Although you do not necessarily need to run a fully distributed version of Airflow, this page will go through all three modes: standalone, pseudo-distributed and distributed modes.

Phase 1: Start with Standalone Mode Using Sequential Executor

Under the standalone mode with a sequential executor, the executor picks up and runs jobs sequentially, which means there is no parallelism for this choice. Although not often used in production, it enables you to get familiar with Airflow quickly.

Install and configure airflow

# Set the airflow home
export AIRFLOW_HOME=~/airflow

# Install from pypi using pip
pip install airflow

# Install necessary sub-packages
pip install airflow[crypto] # For connection credentials protection
pip install airflow[postgres] # For PostgreSQL DBs
pip install airflow[celery] # For distributed mode: celery executor
pip install airflow[rabbitmq] # For message queuing and passing between airflow server and workers
... # Anything more you need

# Configure airflow: modify AIRFLOW_HOME/airflow.cfg if necessary
# For the standalone mode, we will leave the configuration to default

Initialize the meta database (home for almost all airflow information)

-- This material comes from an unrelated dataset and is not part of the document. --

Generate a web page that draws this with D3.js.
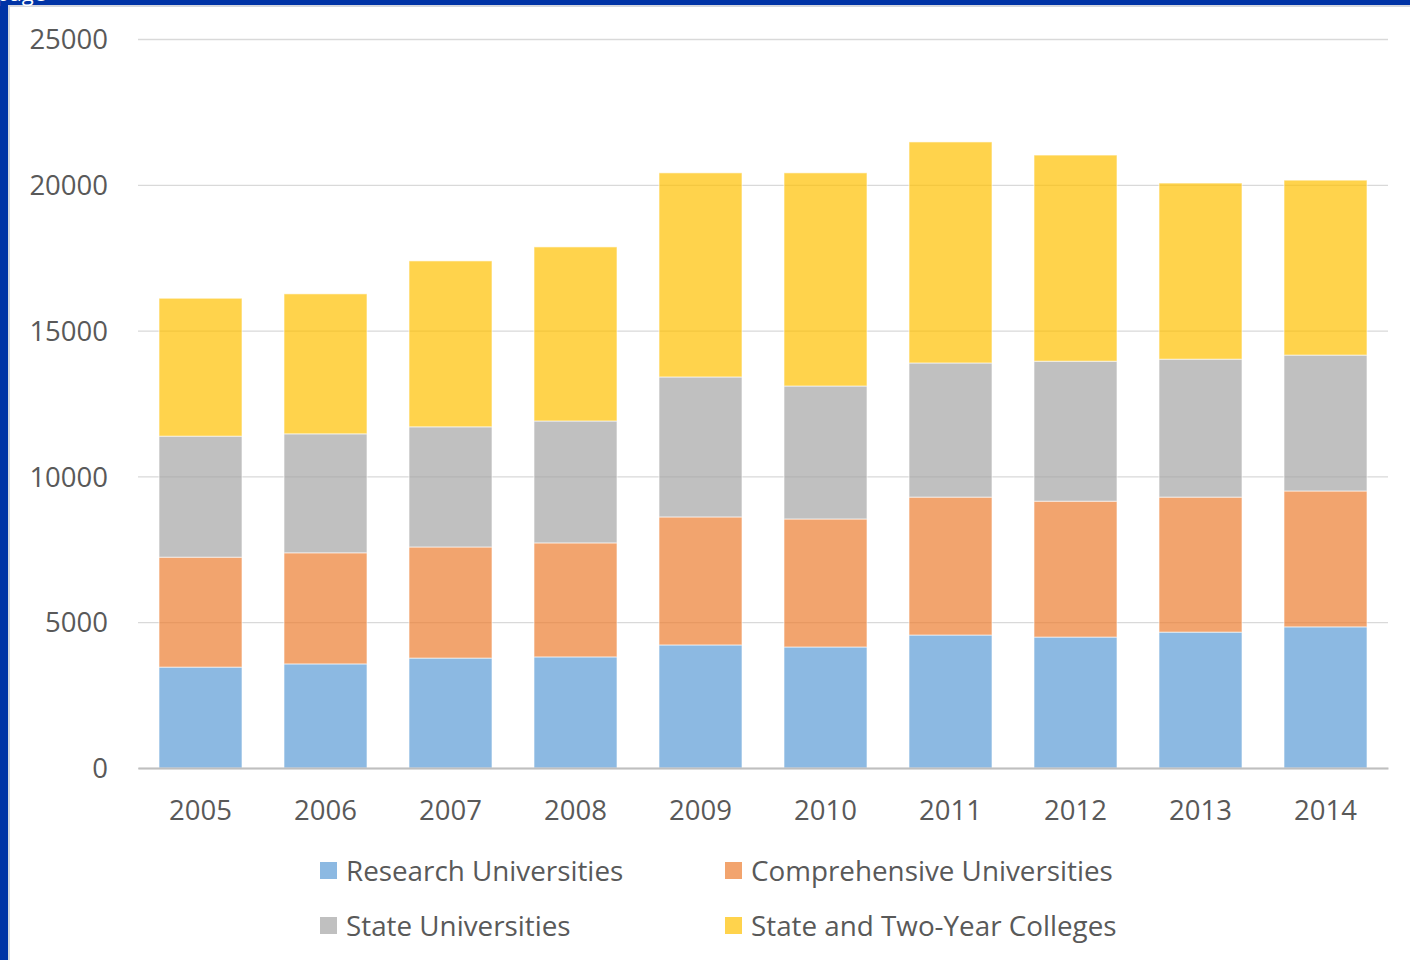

# For the standalone mode, it could be a sqlite database, which applies to sequential executor only
airflow initdb

Start the airflow webserver and explore the web UI

airflow webserver -p 8080 # Test it out by opening a web browser and go to localhost:8080

Create your dags and place them into your DAGS_FOLDER (AIRFLOW_HOME/dags by default); refer to this tutorial for how to create a dag, and keep the key commands below in mind

# Check syntax errors for your dag
python ~/airflow/dags/tutorial.py

# Print the list of active DAGs
airflow list_dags

# Print the list of tasks the "tutorial" dag_id
airflow list_tasks tutorial

# Print the hierarchy of tasks in the tutorial DAG
airflow list_tasks tutorial --tree

# Test your tasks in your dag
airflow test [DAG_ID] [TASK_ID] [EXECUTION_DATE]
airflow test tutorial sleep 2015-06-01

# Backfill: execute jobs that are not done in the past
airflow backfill tutorial -s 2015-06-01 -e 2015-06-07

Start the airflow scheduler and monitor the tasks via the web UI

airflow scheduler # Monitor the your tasks via the web UI (success/failure/scheduling, etc.)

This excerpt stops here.